102-year-old delegate casts ballots for Hillary Clinton at DNC
Jerry Emmett was born before women gained the right to vote in America, so it's fitting she announced that the Arizona delegation was casting 51 of its 85 votes for Hillary Clinton for president.
Hillary Clinton made history Tuesday when she was officially named the Democratic party, the first woman in history ever to win a major party's presidential nomination.
Emmett is 102 years old and from Prescott, Arizona. She remembers seeing her mother go to vote for the first time after the 19th Amendment guaranteeing women the right to vote was ratified on Aug. 18, 1920.
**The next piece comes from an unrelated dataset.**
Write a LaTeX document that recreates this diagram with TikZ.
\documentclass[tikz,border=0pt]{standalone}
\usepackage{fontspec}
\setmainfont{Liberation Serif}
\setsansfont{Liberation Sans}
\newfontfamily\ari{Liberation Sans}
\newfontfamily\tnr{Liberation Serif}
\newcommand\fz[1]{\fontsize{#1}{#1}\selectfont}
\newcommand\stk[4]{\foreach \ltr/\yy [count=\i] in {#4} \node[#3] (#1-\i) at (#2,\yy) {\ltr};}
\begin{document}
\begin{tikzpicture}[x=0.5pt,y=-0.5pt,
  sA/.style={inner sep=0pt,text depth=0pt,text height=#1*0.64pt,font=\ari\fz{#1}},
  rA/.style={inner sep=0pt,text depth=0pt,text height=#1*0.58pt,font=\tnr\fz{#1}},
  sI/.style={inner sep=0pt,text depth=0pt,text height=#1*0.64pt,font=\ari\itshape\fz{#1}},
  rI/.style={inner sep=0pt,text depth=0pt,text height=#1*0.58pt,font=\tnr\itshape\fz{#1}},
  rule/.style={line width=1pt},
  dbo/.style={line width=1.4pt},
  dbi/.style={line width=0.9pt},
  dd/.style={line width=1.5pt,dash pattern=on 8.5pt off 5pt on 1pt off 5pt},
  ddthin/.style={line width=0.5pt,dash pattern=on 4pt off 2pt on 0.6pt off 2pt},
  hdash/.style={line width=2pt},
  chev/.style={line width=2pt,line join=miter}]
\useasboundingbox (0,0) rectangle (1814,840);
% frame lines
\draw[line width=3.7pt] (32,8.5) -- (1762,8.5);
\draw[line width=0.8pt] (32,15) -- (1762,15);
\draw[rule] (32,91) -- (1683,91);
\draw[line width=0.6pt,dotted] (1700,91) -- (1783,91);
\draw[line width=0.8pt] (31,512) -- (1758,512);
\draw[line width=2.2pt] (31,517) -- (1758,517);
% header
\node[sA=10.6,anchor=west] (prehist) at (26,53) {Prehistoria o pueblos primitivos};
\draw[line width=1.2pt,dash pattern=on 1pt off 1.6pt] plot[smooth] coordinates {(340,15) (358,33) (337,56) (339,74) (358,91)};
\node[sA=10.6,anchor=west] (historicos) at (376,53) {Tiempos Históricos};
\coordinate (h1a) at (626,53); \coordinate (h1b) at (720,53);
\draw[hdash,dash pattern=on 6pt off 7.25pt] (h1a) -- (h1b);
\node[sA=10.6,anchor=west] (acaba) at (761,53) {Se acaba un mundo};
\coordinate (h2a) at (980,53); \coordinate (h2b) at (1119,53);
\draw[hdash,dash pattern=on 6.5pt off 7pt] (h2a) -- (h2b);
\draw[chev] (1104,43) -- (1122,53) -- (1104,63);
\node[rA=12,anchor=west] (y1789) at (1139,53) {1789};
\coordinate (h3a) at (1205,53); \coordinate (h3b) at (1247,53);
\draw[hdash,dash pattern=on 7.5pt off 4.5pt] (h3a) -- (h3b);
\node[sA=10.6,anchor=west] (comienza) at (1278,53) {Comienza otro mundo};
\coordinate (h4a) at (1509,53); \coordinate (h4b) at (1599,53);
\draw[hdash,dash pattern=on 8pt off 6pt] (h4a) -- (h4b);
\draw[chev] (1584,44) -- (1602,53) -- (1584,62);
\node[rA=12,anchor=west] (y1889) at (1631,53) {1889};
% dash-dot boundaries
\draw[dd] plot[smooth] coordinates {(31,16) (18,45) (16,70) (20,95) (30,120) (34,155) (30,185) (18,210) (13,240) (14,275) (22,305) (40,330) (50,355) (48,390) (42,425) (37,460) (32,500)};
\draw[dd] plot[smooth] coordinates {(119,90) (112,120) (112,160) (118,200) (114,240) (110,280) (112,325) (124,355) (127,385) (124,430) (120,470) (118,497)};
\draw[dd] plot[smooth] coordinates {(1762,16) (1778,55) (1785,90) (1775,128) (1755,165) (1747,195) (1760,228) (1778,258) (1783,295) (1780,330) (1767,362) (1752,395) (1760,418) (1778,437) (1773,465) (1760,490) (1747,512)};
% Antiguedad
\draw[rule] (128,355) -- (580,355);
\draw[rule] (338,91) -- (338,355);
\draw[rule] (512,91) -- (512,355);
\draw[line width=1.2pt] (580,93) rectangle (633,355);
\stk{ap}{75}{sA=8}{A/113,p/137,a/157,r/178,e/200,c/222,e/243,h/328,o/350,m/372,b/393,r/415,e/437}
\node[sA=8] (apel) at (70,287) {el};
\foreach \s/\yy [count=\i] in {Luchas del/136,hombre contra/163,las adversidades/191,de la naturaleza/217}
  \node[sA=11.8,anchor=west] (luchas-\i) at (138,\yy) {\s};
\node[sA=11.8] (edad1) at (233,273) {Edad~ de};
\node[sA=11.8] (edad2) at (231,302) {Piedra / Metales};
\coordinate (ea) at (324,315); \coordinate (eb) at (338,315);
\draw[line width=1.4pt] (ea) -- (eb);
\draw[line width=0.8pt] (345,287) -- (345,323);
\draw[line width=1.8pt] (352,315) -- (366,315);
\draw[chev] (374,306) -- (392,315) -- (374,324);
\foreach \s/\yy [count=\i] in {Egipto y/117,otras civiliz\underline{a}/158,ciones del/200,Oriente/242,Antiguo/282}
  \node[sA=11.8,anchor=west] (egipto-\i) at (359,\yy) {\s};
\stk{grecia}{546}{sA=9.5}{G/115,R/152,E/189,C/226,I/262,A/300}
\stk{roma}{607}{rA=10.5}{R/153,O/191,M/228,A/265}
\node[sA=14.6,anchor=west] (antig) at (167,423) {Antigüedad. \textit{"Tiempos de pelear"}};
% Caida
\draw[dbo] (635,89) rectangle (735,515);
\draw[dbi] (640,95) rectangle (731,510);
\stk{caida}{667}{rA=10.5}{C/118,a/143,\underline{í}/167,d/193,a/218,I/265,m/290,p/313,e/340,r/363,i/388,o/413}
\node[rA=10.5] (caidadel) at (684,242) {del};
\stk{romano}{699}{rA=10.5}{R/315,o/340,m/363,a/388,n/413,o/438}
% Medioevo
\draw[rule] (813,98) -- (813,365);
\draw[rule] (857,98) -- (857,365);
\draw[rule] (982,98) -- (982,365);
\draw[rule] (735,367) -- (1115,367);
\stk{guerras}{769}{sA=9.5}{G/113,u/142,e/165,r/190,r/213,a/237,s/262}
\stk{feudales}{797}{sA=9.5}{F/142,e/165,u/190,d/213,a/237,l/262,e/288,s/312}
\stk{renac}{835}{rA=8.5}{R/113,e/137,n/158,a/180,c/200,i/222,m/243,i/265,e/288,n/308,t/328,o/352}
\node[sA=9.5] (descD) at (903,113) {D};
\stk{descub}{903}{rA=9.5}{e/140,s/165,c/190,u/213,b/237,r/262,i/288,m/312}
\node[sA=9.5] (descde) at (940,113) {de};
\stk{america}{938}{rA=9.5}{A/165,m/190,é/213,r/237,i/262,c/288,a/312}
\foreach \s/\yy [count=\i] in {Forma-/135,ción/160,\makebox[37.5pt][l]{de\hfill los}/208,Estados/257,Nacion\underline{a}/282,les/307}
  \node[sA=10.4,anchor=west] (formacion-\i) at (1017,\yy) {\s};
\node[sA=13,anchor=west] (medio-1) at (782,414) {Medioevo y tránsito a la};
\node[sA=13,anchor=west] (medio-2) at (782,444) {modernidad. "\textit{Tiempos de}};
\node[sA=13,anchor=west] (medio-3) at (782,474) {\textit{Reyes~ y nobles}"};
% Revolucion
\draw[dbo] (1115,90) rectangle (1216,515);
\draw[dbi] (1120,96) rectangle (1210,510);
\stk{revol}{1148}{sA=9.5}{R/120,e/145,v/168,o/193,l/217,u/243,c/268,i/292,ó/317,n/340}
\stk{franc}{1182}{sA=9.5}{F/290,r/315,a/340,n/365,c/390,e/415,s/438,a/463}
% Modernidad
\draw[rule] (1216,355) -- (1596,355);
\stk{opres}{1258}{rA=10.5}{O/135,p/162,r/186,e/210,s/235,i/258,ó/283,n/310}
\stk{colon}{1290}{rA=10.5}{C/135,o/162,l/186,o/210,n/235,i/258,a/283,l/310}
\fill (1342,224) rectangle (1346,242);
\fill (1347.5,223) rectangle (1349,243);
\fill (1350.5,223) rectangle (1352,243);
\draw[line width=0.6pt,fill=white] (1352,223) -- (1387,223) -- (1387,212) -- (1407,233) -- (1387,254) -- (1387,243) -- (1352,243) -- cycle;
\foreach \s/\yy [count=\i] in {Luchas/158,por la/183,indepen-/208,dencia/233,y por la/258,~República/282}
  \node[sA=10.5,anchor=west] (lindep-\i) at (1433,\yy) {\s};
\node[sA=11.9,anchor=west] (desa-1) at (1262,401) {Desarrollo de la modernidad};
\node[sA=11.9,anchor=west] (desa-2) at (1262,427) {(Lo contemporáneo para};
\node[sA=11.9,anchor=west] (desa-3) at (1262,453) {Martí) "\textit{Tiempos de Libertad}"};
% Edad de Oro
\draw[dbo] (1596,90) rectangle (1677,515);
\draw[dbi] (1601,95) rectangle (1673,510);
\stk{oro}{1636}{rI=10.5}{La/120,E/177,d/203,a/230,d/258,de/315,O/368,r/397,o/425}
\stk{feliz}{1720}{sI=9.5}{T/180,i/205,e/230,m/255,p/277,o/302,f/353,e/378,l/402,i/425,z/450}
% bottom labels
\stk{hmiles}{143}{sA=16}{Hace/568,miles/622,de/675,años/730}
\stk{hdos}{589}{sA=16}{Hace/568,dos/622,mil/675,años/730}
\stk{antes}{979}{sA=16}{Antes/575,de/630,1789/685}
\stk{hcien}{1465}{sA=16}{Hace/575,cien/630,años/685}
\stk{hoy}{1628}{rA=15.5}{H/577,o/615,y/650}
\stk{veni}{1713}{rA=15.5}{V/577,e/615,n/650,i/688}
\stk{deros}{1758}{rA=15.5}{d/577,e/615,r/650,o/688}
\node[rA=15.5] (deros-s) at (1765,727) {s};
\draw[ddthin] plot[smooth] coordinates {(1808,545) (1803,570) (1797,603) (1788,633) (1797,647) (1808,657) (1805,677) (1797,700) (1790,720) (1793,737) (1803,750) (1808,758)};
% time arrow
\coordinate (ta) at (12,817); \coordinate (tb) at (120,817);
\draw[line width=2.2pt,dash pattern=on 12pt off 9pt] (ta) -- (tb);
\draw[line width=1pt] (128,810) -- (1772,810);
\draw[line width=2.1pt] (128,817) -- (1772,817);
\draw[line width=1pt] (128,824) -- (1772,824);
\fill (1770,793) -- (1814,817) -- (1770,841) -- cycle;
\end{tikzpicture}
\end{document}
Emmett, who started a Hillary Clinton fan club in her state, is legally blind and doesn't hear very well, but she says she walks about a mile a day and still bakes pies. She has served as a Democratic delegate at conventions in the past.
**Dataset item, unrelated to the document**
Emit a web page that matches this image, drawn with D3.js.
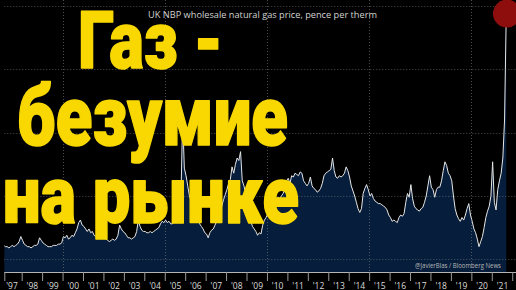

Democratic officials in Arizona decided to honor Emmett, a retired educator and longtime supporter of the party, by appointing her to serve as an honorary delegate to the convention, said Enrique Gutierrez, a spokesman for the Arizona Democratic Party.
"They wanted her to have this moment in the spotlight," Gutierrez said.
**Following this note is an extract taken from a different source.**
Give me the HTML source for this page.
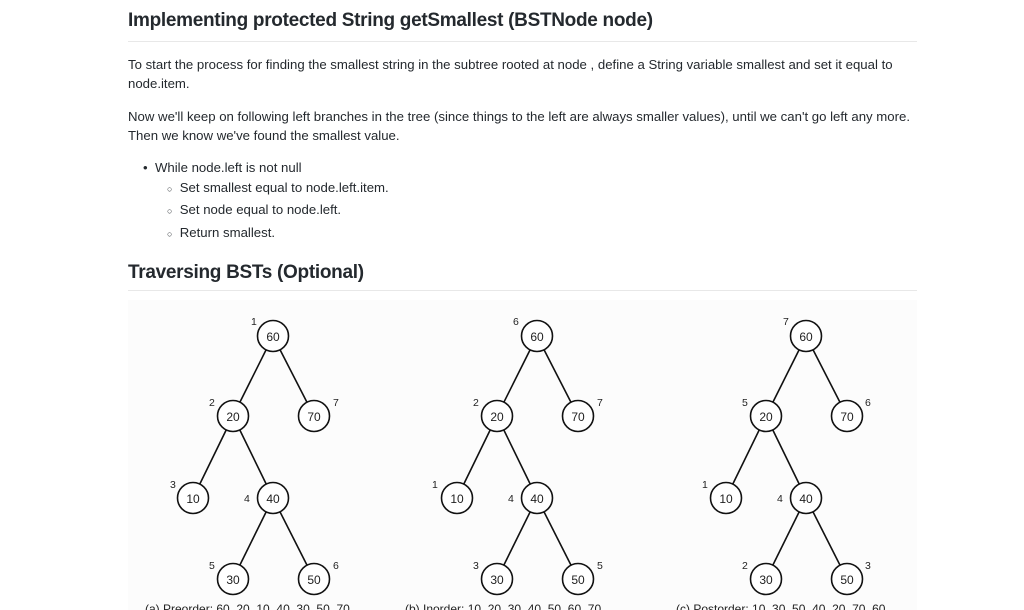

She says she was thrilled to be at the Democratic National Convention -- where she carried a blue-and-white sign that read "Centenarian for Hillary."
And when it came time for her moment, Emmett smiled broadly, waved to the convention crowd and declared that Arizona was casting "51 votes for the next president of the United States of America, Hillary Rodham Clinton."
With Democrats uniting behind her, Clinton now faces Republican nominee Donald Trump in the general election. Should she win, she will be America's first woman president. And either way, Clinton has already made history just by making it this far.